In Hamdan v. Rumsfeld, a five to three majority of the United States Supreme Court held unlawful the Bush Administration's use of military commissions to try alien combatant detainees held at the United States airbase in Guantanamo Bay, Cuba. The most basic issue in Hamdan was whether the Supreme Court had jurisdiction to hear the case. Justice Scalia's dissenting opinion argued that the Detainee Treatment Act of 2005 stripped the Supreme Court and all other courts of jurisdiction to hear habeas cases such as Hamdan's.

Hamdan argued in the Supreme Court that to read the Detainee Treatment Act to strip jurisdiction over pending habeas cases, as Justice Scalia did, would raise constitutional questions about Congress's power to limit the Supreme Court's appellate jurisdiction. The Hamdan majority did not address this constitutional question because it read the Detainee Treatment Act to preserve jurisdiction over pending cases. But Justice Scalia's construction of the statute required him to address Hamdan's constitutional claims. He casually dismissed concerns about Congress's power to strip the Supreme Court's jurisdiction by reference to the Exceptions Clause of Article III, § 2, which he viewed as an explicit authorization for Congress to limit the Court's jurisdiction. While Justice Scalia may have been right on the specific facts of Hamdan, his broader claims about Congress's power to strip jurisdiction from the Supreme Court are textually wrong.

Simply put, Article III requires that the federal judiciary be able to exercise all of the judicial power of the United States that is vested by the Constitution and that the Supreme Court must have the final judicial word in all cases, such as Hamdan's, that raise federal issues. These conclusions flow quite naturally from an originalist methodology that looks to the objective meaning of the Constitution that would have been held by a hypothetical reasonable observer in 1788 and that relies primarily on textual, intratextual, and structural arguments. Ironically, one can make a strong case for Justice Scalia's view of congressional power to control Supreme Court jurisdiction using legislative history and consequentialist arguments-tools that Justice Scalia normally abjures. But the more one focuses on formalist arguments from text and structure, the more clear it becomes that the Supreme Court is constitutionally vested with the final judicial say on matters within (at least the first three of) the heads of jurisdiction granted to the federal courts in Article III.

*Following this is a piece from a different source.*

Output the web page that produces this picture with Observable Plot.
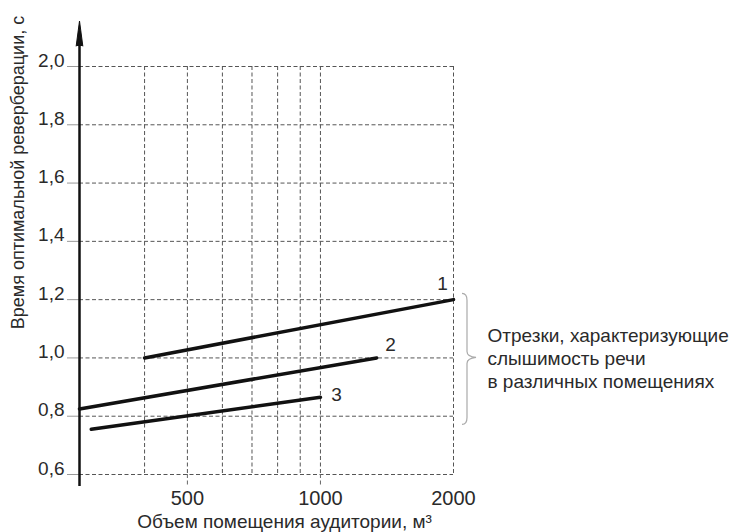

Relying on textual, intratextual, and structural arguments, this Essay argues that, in the same way that the Constitution vests all of the executive power of the United States in a unitary executive department, the Constitution vests all judicial power in the federal judiciary, with the Supreme Court having supervisory power over all other inferior tribunals within the judicial department. While the Constitution leaves Congress with the option of creating or not creating lower federal courts, it does not give Congress the option of creating or designating lower federal courts over which the Supreme Court does not, at the end of the day, have the last word.